--- START OF DATA EXCERPTS ---
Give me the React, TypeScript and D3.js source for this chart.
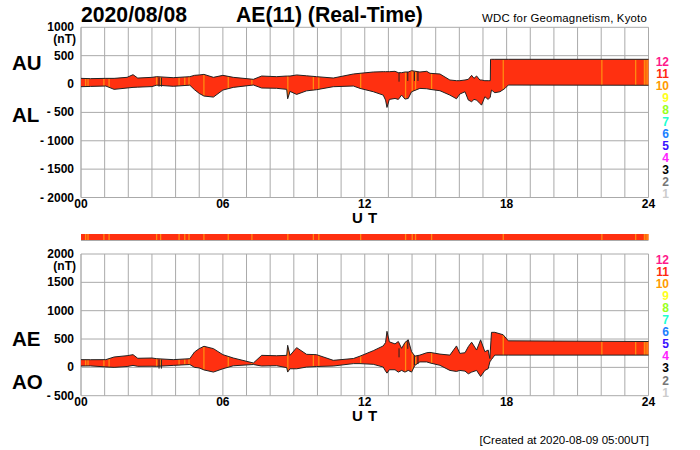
import * as d3 from "d3";

// knots (hours UT)
const topHours = [0, 0.4, 1.05, 1.4, 1.95, 2.2, 2.4, 3.0, 3.2, 3.9, 4.6, 4.8, 5.0, 5.2, 5.6, 6.0, 6.44, 7.29, 7.64, 8.27, 8.7, 8.74, 8.84, 9.12, 9.54, 9.96, 10.67, 11.52, 11.8, 12.36, 12.78, 12.88, 12.94, 13.04, 13.28, 13.42, 13.56, 13.7, 13.84, 13.98, 14.33, 14.62, 14.76, 15.18, 15.6, 15.88, 16.02, 16.24, 16.38, 16.52, 16.62, 16.73, 16.87, 16.94, 17.08, 17.22, 17.31, 17.32, 17.36, 17.5, 17.72, 17.93, 18.07, 24];
const au = [100, 95, 100, 100, 118, 165, 105, 118, 130, 112, 130, 153, 160, 170, 118, 153, 118, 83, 141, 130, 141, 141, 141, 160, 145, 130, 106, 177, 189, 212, 218, 218, 218, 218, 224, 200, 200, 212, 212, 236, 212, 224, 189, 177, 71, 59, 59, 71, 83, 153, 100, 142, 71, 71, 59, 59, 59, 436, 436, 436, 436, 436, 436, 436];
const al = [-47, -42, -35, -94, -70, -59, -55, -45, -20, -40, -20, -100, -165, -212, -230, -106, -59, -17, -70, -75, -94, -260, -130, -183, -120, -100, -47, -35, -77, -135, -195, -283, -413, -271, -254, -271, -195, -265, -254, -136, -77, -83, -94, -118, -195, -260, -177, -136, -283, -312, -271, -283, -342, -372, -224, -271, -230, -195, -106, -153, -136, -77, -18, -22];

const bottomHours = [0, 0.4, 1.05, 1.4, 1.95, 2.2, 2.4, 3.0, 3.2, 3.9, 4.6, 4.8, 5.0, 5.2, 5.6, 6.0, 6.44, 7.29, 7.64, 8.27, 8.7, 8.74, 8.84, 9.12, 9.54, 9.96, 10.67, 11.52, 11.8, 12.36, 12.78, 12.88, 12.94, 13.04, 13.28, 13.42, 13.56, 13.7, 13.84, 13.98, 14.12, 14.33, 14.62, 14.76, 15.18, 15.6, 15.88, 16.02, 16.24, 16.38, 16.52, 16.73, 16.9, 17.08, 17.22, 17.29, 17.36, 17.5, 17.85, 18.07, 24];
const ae = [136, 135, 136, 183, 206, 224, 160, 165, 153, 136, 153, 271, 330, 372, 330, 224, 165, 77, 212, 205, 212, 389, 212, 348, 230, 224, 124, 156, 198, 294, 378, 438, 636, 450, 414, 456, 336, 438, 486, 276, 198, 216, 258, 264, 234, 216, 378, 246, 258, 366, 444, 306, 486, 276, 306, 156, 618, 618, 576, 468, 456];
const ao = [24, 26, 8, 0, 15, 35, 18, 20, 18, 35, 50, 0, -10, -45, -83, -25, 28, 50, 24, 30, -5, -83, -25, -25, 5, 15, 24, 66, 66, 54, 6, -66, -102, -42, -42, -84, -54, -84, -54, -84, 36, 96, 96, 78, 36, -54, -72, -54, -66, -114, -84, -54, -162, -54, -24, 96, 138, 216, 216, 216, 216];

// orange columns: hours where fewer stations reported
const lowStationHours = [0.17, 0.27, 0.94, 1.16, 3.17, 3.34, 4.12, 4.36, 4.54, 5.17, 6.2, 7.2, 8.72, 9.8, 10.03, 11.8, 13.7, 13.98, 14.12, 14.8, 17.83, 22.0, 23.43, 23.8, 23.87, 23.94];
const darkBarHours = [3.3, 3.4, 13.45, 13.82, 14.1, 14.25];

const topTicks = [1000, 500, 0, -500, -1000, -1500, -2000];
const bottomTicks = [2000, 1500, 1000, 500, 0, -500];
const hourLabels = ["00", "06", "12", "18", "24"];
const stationLabels = ["12", "11", "10", "9", "8", "7", "6", "5", "4", "3", "2", "1"];
const stationColors = ["#ff1a8c", "#ff2a10", "#ff9a00", "#ffff20", "#99ff20", "#20ffd0", "#1a80ff", "#3a10ff", "#ff20ff", "#000000", "#777777", "#cccccc"];

const font = "'Liberation Sans', Arial, sans-serif";
const RED = "#ff3010";
const ORANGE = "#ff9a10";
const GRID = "#aaaaaa";

const x = d3.scaleLinear().domain([0, 24]).range([81, 648.5]);
const yTop = d3.scaleLinear().domain([-2000, 1000]).range([197.5, 27.3]);
const yBottom = d3.scaleLinear().domain([-500, 2000]).range([395.7, 254]);

const tickText = (v: number) => (v < 0 ? `- ${-v}` : `${v}`);

type PanelProps = {
  id: string;
  y: d3.ScaleLinear<number, number>;
  ticks: number[];
  hours: number[];
  upper: number[];
  lower: number[];
  names: [string, number][];
  legendY: number;
};

const Panel = ({ id, y, ticks, hours, upper, lower, names, legendY }: PanelProps) => {
  const idx = d3.range(hours.length);
  const area = d3
    .area<number>()
    .x((i) => x(hours[i]))
    .y0((i) => y(lower[i]))
    .y1((i) => y(upper[i]));
  const topLine = d3.line<number>().x((i) => x(hours[i])).y((i) => y(upper[i]));
  const bottomLine = d3.line<number>().x((i) => x(hours[i])).y((i) => y(lower[i]));
  const bisect = d3.bisector((h: number) => h).left;
  const [top, bottom] = y.range().slice().reverse();

  return (
    <g>
      <clipPath id={id}>
        <path d={area(idx) ?? ""} />
      </clipPath>
      {d3.range(0, 25).map((h) => (
        <line key={h} x1={x(h)} x2={x(h)} y1={top} y2={bottom} stroke={h === 0 ? "#888" : GRID} strokeWidth={1} />
      ))}
      {ticks.map((t) => (
        <line key={t} x1={x(0)} x2={x(24)} y1={y(t)} y2={y(t)} stroke={GRID} strokeWidth={1} />
      ))}
      <path d={area(idx) ?? ""} fill={RED} />
      <g clipPath={`url(#${id})`}>
        {lowStationHours.map((h) => (
          <rect key={h} x={x(h)} width={1.3} y={top} height={bottom - top} fill={ORANGE} opacity={0.85} />
        ))}
      </g>
      {darkBarHours.map((h) => {
        const i = Math.min(bisect(hours, h), hours.length - 1);
        return <line key={h} x1={x(h)} x2={x(h)} y1={y(upper[i])} y2={y(upper[i]) + 9} stroke="#222" strokeWidth={1} />;
      })}
      <path d={topLine(idx) ?? ""} fill="none" stroke="#222" strokeWidth={1} />
      <path d={bottomLine(idx) ?? ""} fill="none" stroke="#222" strokeWidth={1} />
      {ticks.map((t) => (
        <text key={t} x={74} y={y(t) + 4} textAnchor="end" fontFamily={font} fontWeight="bold" fontSize={12}>
          {tickText(t)}
        </text>
      ))}
      <text x={76} y={top + 15.5} textAnchor="end" fontFamily={font} fontWeight="bold" fontSize={12}>
        (nT)
      </text>
      {hourLabels.map((l) => (
        <text key={l} x={x(+l)} y={bottom + 10} textAnchor="middle" fontFamily={font} fontWeight="bold" fontSize={12}>
          {l}
        </text>
      ))}
      <text x={x(12)} y={bottom + 25} textAnchor="middle" fontFamily={font} fontWeight="bold" fontSize={15} letterSpacing={0.5}>
        U T
      </text>
      {names.map(([n, ny]) => (
        <text key={n} x={12} y={ny} fontFamily={font} fontWeight="bold" fontSize={20.5}>
          {n}
        </text>
      ))}
      {stationLabels.map((l, i) => (
        <text key={l} x={669} y={legendY + i * 12.05} textAnchor="end" fontFamily={font} fontWeight="bold" fontSize={12} fill={stationColors[i]}>
          {l}
        </text>
      ))}
    </g>
  );
};

export default function App() {
  return (
    <svg width={700} height={450} style={{ position: "absolute", left: 0, top: 0, background: "#fff" }}>
      <text x={81} y={22} fontFamily={font} fontWeight="bold" fontSize={21.2}>
        2020/08/08
      </text>
      <text x={236} y={22} fontFamily={font} fontWeight="bold" fontSize={21.2}>
        AE(11) (Real-Time)
      </text>
      <text x={647} y={22} textAnchor="end" fontFamily={font} fontSize={11.4} letterSpacing={0.2}>
        WDC for Geomagnetism, Kyoto
      </text>
      <Panel id="clipTop" y={yTop} ticks={topTicks} hours={topHours} upper={au} lower={al} names={[["AU", 70], ["AL", 122]]} legendY={65.5} />
      <rect x={x(0)} y={234} width={x(24) - x(0)} height={6} fill={RED} />
      {lowStationHours.map((h) => (
        <rect key={h} x={x(h)} y={234} width={1.3} height={6} fill={ORANGE} opacity={0.85} />
      ))}
      <line x1={x(0)} x2={x(24)} y1={240.5} y2={240.5} stroke="#aaa" />
      <Panel id="clipBottom" y={yBottom} ticks={bottomTicks} hours={bottomHours} upper={ae} lower={ao} names={[["AE", 346], ["AO", 389]]} legendY={264} />
      <text x={649} y={444} textAnchor="end" fontFamily={font} fontSize={11.5}>
        [Created at 2020-08-09 05:00UT]
      </text>
    </svg>
  );
}
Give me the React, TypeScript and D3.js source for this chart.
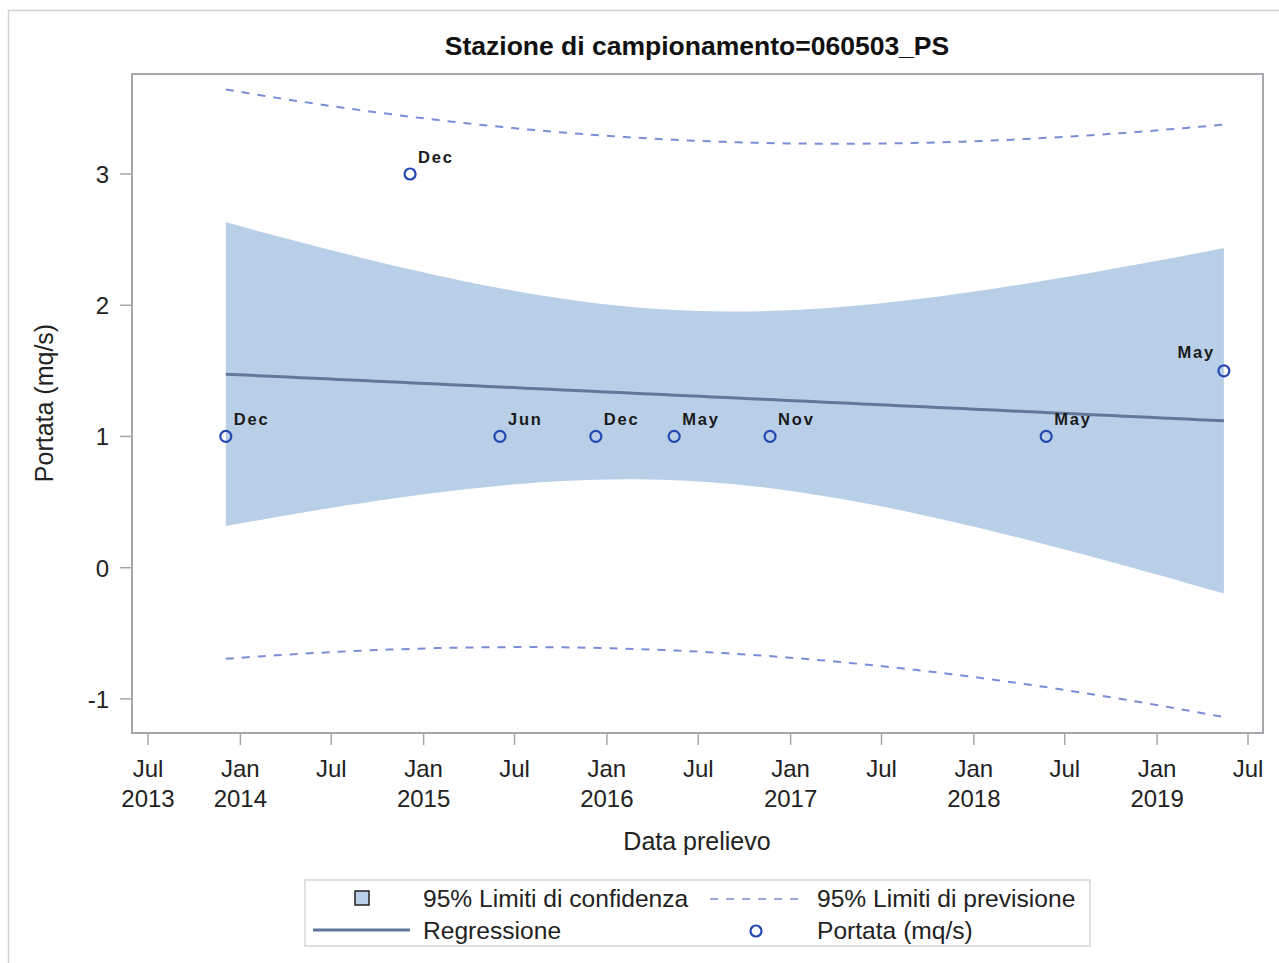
import React from "react";
import * as d3 from "d3";

const sampleDates = ["2013-12-03", "2014-12-05", "2015-06-02", "2015-12-10", "2016-05-14", "2016-11-21", "2018-05-25", "2019-05-14"];
const sampleValues = [1, 3, 1, 1, 1, 1, 1, 1.5];
const pointLabels = ["Dec", "Dec", "Jun", "Dec", "May", "Nov", "May", "May"];
const yTicks = [-1, 0, 1, 2, 3];
const titleText = "Stazione di campionamento=060503_PS";
const xLabel = "Data prelievo";
const yLabel = "Portata (mq/s)";
const legendLabels = ["95% Limiti di confidenza", "95% Limiti di previsione", "Regressione", "Portata (mq/s)"];
const T975_DF6 = 2.446912;

const W = 1279, H = 963;
const FL = 132, FR = 1263, FT = 74, FB = 733;
const FONT = "'Liberation Sans', Arial, sans-serif";

export default function App() {
  const parse = d3.timeParse("%Y-%m-%d");
  const dates = sampleDates.map((d) => parse(d) as Date);
  const x = d3.scaleTime().domain([new Date(2013, 6, 1), new Date(2019, 6, 1)]).range([148, 1248]);
  const y = d3.scaleLinear().domain([-1.26, 3.762]).range([FB, FT]);

  // OLS regression on time (days)
  const t = dates.map((d) => d.getTime() / 86400000);
  const n = t.length;
  const mt = d3.mean(t) as number;
  const my = d3.mean(sampleValues) as number;
  const sxx = d3.sum(t, (v) => (v - mt) ** 2);
  const sxy = d3.sum(t.map((v, i) => (v - mt) * (sampleValues[i] - my)));
  const b = sxy / sxx;
  const a = my - b * mt;
  const sse = d3.sum(t.map((v, i) => (sampleValues[i] - (a + b * v)) ** 2));
  const s = Math.sqrt(sse / (n - 2));
  const t0 = d3.min(t) as number, t1 = d3.max(t) as number;
  const steps = 80;
  const band = d3.range(steps + 1).map((k) => {
    const tv = t0 + ((t1 - t0) * k) / steps;
    const fit = a + b * tv;
    const se = Math.sqrt(1 / n + (tv - mt) ** 2 / sxx);
    const sp = Math.sqrt(1 + 1 / n + (tv - mt) ** 2 / sxx);
    return {
      date: new Date(tv * 86400000),
      fit,
      cl: fit - T975_DF6 * s * se,
      cu: fit + T975_DF6 * s * se,
      pl: fit - T975_DF6 * s * sp,
      pu: fit + T975_DF6 * s * sp,
    };
  });

  const area = d3.area<any>().x((d) => x(d.date)).y0((d) => y(d.cl)).y1((d) => y(d.cu));
  const lineOf = (key: string) => d3.line<any>().x((d) => x(d.date)).y((d) => y(d[key]))(band) as string;

  const xTicks = d3.timeMonth.every(6)!.range(new Date(2013, 6, 1), new Date(2019, 6, 2));
  const monthFmt = d3.timeFormat("%b");
  const yearFmt = d3.timeFormat("%Y");

  const bandColor = "#b9cfe7";
  const regColor = "#63779b";
  const predColor = "#7b8dd6";
  const ptColor = "#2448b0";
  const axisColor = "#a4a8ac";
  const textColor = "#222";

  const lx = 305, ly = 880, lw = 785, lh = 66;
  const r1 = 898, r2 = 930;
  const FS = 24;
  const LFS = 24.6;

  return (
    <svg width={W} height={H} style={{ position: "absolute", left: 0, top: 0 }} fontFamily={FONT}>
      <rect x={8.5} y={10.5} width={W} height={H} fill="white" stroke="#d2d2d2" strokeWidth={1.5} />
      <text x={697} y={55} textAnchor="middle" fontSize={26.5} fontWeight="bold" fill="#111">
        {titleText}
      </text>
      <clipPath id="plotclip">
        <rect x={FL} y={FT} width={FR - FL} height={FB - FT} />
      </clipPath>
      <g clipPath="url(#plotclip)">
        <path d={area(band) as string} fill={bandColor} />
        <path d={lineOf("pu")} fill="none" stroke={predColor} strokeWidth={2} strokeDasharray="8,8" />
        <path d={lineOf("pl")} fill="none" stroke={predColor} strokeWidth={2} strokeDasharray="8,8" />
        <path d={lineOf("fit")} fill="none" stroke={regColor} strokeWidth={3} />
        {dates.map((d, i) => (
          <circle key={i} cx={x(d)} cy={y(sampleValues[i])} r={5.5} fill="none" stroke={ptColor} strokeWidth={2.2} />
        ))}
        {dates.map((d, i) => {
          const last = i === dates.length - 1;
          return (
            <text key={"l" + i} x={x(d) + (last ? -9 : 8)} y={y(sampleValues[i]) - (last ? 13 : 11)} textAnchor={last ? "end" : "start"} fontSize={16.5} fontWeight="bold" letterSpacing={1.8} fill="#1a1a1a">
              {pointLabels[i]}
            </text>
          );
        })}
      </g>
      <rect x={FL} y={FT} width={FR - FL} height={FB - FT} fill="none" stroke={axisColor} strokeWidth={2} />
      {yTicks.map((v) => (
        <g key={v}>
          <line x1={FL - 12} x2={FL} y1={y(v)} y2={y(v)} stroke={axisColor} strokeWidth={1.5} />
          <text x={FL - 23} y={y(v) + 9} textAnchor="end" fontSize={FS} fill={textColor}>{v}</text>
        </g>
      ))}
      {xTicks.map((d, i) => {
        const showYear = d.getMonth() === 0 || i === 0;
        return (
          <g key={i}>
            <line x1={x(d)} x2={x(d)} y1={FB} y2={FB + 12} stroke={axisColor} strokeWidth={1.5} />
            <text x={x(d)} y={777} textAnchor="middle" fontSize={FS} fill={textColor}>{monthFmt(d)}</text>
            {showYear ? (
              <text x={x(d)} y={807} textAnchor="middle" fontSize={FS} fill={textColor}>{yearFmt(d)}</text>
            ) : null}
          </g>
        );
      })}
      <text x={697} y={850} textAnchor="middle" fontSize={25} fill={textColor}>{xLabel}</text>
      <text transform={`translate(53,${403}) rotate(-90)`} textAnchor="middle" fontSize={25} fill={textColor}>{yLabel}</text>

      <rect x={lx} y={ly} width={lw} height={lh} fill="white" stroke="#d6d6d6" strokeWidth={1.5} />
      <rect x={355} y={r1 - 7} width={14} height={14} fill={bandColor} stroke="#222" strokeWidth={1.5} />
      <text x={423} y={r1 + 9} fontSize={LFS} fill={textColor}>{legendLabels[0]}</text>
      <line x1={710} x2={800} y1={r1 + 1} y2={r1 + 1} stroke={predColor} strokeWidth={1.6} strokeDasharray="8,8" />
      <text x={817} y={r1 + 9} fontSize={LFS} fill={textColor}>{legendLabels[1]}</text>
      <line x1={313} x2={410} y1={r2} y2={r2} stroke={regColor} strokeWidth={3} />
      <text x={423} y={r2 + 9} fontSize={LFS} fill={textColor}>{legendLabels[2]}</text>
      <circle cx={756} cy={r2 + 1} r={5.5} fill="none" stroke={ptColor} strokeWidth={2.2} />
      <text x={817} y={r2 + 9} fontSize={LFS} fill={textColor}>{legendLabels[3]}</text>
    </svg>
  );
}
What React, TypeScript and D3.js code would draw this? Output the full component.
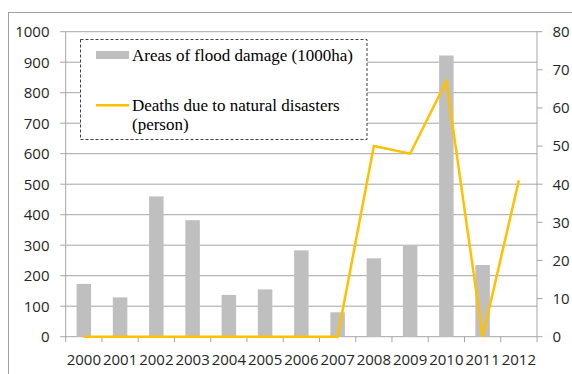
--- END OF DATA EXCERPTS ---
- _WHAT TO WORK ON_
Check each line above for the word "React" and give the number of lines that have it, nothing else.

- _OUTPUT BELOW_
4